What you have to do> Retype only what runs from the first line of the listing to the line holding "import plotly.graph_objects as go", both included. Do not retype the pictures.

====== Data segment ======

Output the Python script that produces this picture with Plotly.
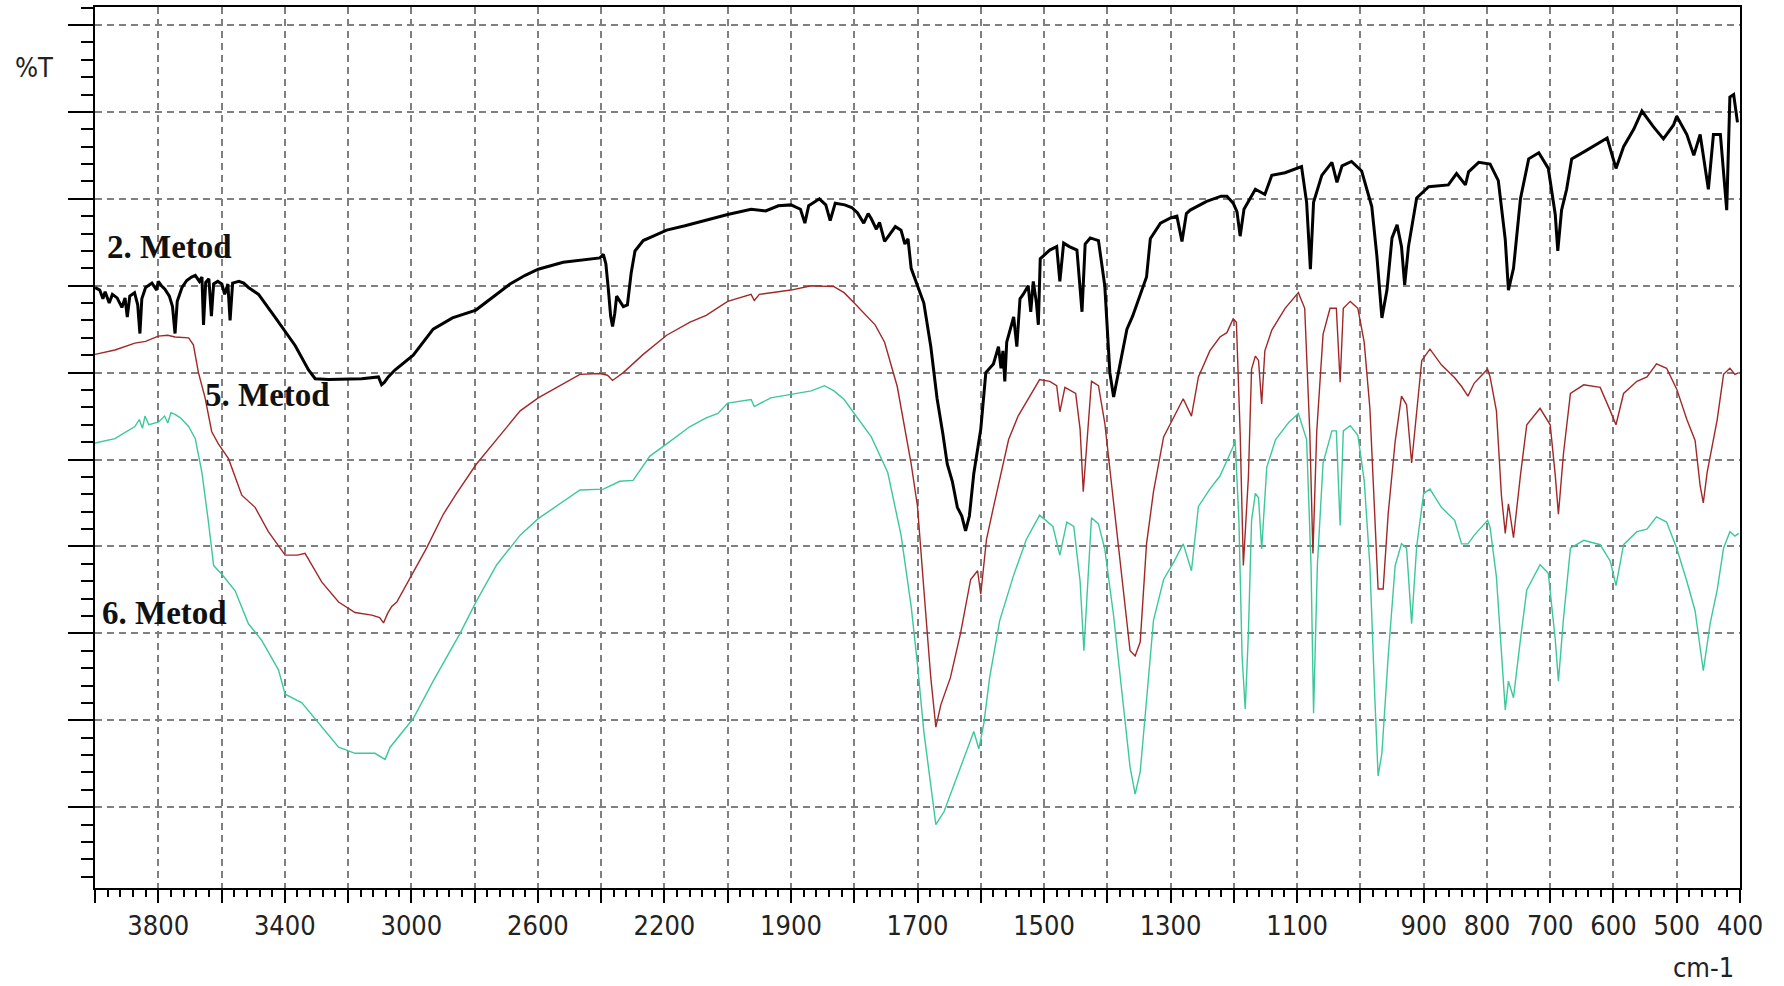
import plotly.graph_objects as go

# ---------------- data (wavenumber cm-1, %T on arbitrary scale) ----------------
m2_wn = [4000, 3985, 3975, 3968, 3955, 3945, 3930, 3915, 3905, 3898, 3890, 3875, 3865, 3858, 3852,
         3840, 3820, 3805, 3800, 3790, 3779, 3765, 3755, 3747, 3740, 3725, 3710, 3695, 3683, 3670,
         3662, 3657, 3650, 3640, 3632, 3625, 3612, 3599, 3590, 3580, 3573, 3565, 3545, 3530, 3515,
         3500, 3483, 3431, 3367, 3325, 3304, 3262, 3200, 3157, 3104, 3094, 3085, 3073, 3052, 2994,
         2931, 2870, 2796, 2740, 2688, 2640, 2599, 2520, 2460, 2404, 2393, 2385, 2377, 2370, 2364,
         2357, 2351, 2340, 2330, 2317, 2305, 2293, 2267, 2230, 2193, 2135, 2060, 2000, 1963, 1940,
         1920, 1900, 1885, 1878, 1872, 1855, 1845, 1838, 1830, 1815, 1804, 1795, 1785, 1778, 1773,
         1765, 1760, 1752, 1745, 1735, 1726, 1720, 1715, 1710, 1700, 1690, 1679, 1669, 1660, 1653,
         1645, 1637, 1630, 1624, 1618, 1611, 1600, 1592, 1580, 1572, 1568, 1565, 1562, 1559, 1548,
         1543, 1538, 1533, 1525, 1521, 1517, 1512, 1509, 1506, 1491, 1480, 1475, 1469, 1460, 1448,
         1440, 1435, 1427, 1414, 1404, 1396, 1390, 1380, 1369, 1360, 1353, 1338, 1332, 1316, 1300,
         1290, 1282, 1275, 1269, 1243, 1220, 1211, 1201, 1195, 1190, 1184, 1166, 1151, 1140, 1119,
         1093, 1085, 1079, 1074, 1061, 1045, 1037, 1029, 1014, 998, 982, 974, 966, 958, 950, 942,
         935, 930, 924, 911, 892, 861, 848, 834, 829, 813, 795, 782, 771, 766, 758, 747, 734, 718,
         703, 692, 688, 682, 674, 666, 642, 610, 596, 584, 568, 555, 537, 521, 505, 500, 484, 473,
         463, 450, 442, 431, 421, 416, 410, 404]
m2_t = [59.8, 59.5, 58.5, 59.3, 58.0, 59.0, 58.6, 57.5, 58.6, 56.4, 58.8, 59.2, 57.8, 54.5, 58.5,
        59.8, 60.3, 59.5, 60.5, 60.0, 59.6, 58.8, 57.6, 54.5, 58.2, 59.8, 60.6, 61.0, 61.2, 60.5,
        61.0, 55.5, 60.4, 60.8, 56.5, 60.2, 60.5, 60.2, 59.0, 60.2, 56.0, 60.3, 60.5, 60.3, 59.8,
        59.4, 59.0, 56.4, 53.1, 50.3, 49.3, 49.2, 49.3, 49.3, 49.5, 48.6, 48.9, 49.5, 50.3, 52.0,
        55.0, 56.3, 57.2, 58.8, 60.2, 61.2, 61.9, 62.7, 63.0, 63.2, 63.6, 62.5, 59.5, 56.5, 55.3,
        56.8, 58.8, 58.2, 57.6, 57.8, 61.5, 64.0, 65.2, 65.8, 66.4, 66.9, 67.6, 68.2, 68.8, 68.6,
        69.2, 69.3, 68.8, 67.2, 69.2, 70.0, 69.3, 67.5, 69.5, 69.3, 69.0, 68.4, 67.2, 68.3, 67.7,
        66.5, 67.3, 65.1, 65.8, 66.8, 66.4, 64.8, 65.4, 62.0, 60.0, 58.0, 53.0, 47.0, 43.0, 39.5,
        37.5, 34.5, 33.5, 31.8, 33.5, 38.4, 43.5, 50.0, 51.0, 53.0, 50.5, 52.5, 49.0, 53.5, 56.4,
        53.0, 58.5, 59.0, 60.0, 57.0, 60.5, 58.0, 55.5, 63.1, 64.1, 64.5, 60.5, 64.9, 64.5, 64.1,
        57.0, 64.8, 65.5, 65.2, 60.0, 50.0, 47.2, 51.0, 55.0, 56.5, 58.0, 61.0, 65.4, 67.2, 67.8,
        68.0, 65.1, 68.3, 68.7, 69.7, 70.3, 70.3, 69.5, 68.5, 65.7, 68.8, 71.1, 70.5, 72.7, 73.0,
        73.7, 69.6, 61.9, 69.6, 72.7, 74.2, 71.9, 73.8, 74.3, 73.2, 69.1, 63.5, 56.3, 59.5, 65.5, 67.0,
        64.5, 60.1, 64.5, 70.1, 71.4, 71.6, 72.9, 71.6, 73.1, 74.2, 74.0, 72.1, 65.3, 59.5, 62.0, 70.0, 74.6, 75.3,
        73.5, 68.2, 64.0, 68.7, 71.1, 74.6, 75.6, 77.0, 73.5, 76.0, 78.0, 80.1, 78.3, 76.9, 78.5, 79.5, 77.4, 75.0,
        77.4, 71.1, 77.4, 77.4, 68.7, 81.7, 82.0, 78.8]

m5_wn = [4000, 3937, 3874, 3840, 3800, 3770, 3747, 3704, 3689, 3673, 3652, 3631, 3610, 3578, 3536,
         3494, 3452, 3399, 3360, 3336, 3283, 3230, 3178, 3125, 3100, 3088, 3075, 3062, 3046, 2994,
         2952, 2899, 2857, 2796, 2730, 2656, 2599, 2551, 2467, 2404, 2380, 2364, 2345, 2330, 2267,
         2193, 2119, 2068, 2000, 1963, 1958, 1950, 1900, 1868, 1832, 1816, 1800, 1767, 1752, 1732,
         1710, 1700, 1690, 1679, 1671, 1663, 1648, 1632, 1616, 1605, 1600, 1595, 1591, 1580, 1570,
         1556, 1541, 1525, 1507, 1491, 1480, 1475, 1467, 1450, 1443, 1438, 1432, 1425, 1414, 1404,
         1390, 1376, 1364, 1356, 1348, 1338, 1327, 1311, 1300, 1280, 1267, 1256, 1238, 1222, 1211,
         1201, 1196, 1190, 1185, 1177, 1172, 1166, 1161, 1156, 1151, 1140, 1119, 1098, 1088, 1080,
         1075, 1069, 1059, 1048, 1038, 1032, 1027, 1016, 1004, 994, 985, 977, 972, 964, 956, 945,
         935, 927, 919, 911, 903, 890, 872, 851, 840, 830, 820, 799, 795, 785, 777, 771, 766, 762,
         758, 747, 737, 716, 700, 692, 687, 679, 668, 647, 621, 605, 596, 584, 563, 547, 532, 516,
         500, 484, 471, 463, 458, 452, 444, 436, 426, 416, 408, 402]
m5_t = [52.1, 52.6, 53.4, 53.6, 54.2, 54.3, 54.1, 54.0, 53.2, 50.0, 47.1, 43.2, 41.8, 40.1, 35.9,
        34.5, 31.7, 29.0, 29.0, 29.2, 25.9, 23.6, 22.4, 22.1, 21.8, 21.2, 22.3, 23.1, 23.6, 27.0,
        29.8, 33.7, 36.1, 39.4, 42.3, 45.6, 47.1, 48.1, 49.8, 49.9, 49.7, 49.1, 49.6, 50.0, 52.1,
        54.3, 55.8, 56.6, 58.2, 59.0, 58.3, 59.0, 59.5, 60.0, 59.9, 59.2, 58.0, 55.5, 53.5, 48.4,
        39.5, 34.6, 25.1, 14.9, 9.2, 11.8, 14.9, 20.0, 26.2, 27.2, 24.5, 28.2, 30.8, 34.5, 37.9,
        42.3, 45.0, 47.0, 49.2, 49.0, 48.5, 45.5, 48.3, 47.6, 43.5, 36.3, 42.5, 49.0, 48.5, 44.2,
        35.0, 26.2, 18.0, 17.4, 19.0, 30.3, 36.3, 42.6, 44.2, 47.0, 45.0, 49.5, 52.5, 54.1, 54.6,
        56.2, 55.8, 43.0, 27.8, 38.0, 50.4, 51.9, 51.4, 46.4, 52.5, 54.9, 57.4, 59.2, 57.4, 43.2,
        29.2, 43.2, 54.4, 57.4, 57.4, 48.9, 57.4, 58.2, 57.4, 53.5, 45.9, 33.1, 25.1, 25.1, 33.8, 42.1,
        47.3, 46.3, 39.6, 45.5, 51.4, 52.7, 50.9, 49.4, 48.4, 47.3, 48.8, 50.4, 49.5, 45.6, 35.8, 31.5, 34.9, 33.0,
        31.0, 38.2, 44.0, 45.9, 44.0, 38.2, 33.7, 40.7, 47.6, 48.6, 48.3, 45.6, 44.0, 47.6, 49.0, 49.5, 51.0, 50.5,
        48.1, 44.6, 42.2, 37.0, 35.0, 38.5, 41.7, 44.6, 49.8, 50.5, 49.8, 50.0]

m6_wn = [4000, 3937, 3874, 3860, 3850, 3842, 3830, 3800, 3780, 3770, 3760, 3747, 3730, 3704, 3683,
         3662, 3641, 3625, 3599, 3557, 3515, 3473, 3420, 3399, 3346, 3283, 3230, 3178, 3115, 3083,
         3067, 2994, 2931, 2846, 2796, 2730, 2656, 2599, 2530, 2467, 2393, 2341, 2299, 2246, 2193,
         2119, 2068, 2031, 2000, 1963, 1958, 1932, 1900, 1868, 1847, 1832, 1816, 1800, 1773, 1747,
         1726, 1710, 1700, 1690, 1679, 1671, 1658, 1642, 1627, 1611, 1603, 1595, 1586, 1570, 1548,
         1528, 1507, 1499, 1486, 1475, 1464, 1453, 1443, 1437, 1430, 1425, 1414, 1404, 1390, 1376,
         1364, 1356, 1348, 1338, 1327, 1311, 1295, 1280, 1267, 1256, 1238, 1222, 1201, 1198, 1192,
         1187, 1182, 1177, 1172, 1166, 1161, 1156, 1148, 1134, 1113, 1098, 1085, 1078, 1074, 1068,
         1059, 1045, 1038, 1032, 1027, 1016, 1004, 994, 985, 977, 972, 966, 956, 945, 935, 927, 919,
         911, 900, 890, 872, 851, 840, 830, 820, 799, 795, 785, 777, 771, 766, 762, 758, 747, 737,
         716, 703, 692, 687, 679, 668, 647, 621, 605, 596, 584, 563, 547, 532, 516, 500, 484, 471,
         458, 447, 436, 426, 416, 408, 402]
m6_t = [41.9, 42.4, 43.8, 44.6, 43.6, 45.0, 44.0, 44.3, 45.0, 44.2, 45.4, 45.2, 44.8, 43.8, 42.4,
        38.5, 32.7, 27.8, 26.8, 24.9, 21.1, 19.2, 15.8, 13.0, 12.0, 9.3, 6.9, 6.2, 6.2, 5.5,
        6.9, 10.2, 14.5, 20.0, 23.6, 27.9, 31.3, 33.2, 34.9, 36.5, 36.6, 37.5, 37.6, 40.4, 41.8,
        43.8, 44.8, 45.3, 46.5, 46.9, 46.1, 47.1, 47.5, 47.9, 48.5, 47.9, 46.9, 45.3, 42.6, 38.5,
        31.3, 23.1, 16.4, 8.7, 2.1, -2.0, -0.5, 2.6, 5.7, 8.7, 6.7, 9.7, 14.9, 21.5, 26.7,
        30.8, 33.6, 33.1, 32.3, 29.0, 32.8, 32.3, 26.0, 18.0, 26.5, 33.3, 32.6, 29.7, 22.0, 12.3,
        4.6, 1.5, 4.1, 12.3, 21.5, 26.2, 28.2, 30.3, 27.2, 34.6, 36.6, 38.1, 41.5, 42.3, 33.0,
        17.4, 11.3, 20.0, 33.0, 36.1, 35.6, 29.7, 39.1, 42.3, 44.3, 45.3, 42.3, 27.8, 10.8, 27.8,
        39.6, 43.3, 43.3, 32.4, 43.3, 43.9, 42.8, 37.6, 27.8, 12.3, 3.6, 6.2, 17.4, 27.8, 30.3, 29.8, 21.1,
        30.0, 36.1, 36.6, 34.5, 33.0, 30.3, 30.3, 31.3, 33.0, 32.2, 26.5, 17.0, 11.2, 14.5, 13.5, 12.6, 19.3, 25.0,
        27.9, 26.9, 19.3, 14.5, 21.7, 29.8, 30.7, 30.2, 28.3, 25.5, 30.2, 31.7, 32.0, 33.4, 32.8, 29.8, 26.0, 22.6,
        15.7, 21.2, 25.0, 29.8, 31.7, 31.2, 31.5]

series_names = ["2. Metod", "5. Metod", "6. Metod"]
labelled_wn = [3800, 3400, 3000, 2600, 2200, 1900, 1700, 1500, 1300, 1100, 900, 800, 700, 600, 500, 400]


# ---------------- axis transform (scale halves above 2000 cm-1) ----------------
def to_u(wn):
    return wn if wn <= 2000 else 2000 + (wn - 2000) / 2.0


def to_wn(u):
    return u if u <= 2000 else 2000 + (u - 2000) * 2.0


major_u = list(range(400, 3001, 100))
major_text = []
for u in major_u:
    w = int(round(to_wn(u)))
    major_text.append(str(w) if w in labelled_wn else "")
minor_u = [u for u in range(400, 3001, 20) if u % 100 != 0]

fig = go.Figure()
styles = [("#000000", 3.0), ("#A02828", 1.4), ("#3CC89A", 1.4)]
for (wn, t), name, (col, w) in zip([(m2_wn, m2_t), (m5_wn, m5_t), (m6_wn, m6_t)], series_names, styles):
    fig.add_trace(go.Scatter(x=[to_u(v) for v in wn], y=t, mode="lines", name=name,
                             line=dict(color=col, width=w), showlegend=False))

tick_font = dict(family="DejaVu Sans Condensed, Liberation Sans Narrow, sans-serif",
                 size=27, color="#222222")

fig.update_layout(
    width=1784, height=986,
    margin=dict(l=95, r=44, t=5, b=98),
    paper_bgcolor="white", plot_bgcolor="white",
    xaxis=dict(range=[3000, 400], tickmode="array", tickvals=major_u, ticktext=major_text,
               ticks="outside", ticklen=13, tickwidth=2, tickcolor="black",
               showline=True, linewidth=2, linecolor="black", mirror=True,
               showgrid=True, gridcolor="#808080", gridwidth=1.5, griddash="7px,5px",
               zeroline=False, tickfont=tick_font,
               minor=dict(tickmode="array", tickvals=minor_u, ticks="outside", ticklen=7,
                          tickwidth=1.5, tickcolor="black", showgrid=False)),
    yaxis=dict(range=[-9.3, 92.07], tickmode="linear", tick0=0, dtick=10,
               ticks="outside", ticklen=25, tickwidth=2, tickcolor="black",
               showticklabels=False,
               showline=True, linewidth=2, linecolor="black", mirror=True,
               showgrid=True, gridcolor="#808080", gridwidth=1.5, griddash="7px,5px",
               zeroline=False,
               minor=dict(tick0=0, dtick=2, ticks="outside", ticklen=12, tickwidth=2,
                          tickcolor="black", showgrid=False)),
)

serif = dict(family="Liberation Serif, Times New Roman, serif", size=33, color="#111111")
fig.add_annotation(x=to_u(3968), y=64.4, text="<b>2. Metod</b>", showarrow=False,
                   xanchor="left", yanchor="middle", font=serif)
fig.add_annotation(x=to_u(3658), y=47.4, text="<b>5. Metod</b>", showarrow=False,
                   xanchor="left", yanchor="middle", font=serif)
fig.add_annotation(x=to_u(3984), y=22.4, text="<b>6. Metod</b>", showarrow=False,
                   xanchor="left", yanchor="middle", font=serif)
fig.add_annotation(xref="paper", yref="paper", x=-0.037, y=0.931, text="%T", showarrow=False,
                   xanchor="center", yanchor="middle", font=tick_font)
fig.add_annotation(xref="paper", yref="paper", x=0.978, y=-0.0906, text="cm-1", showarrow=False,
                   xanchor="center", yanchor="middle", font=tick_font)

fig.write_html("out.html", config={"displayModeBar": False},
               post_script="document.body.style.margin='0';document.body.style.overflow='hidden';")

======

Output of the task>
Output the Python script that produces this picture with Plotly.
import plotly.graph_objects as go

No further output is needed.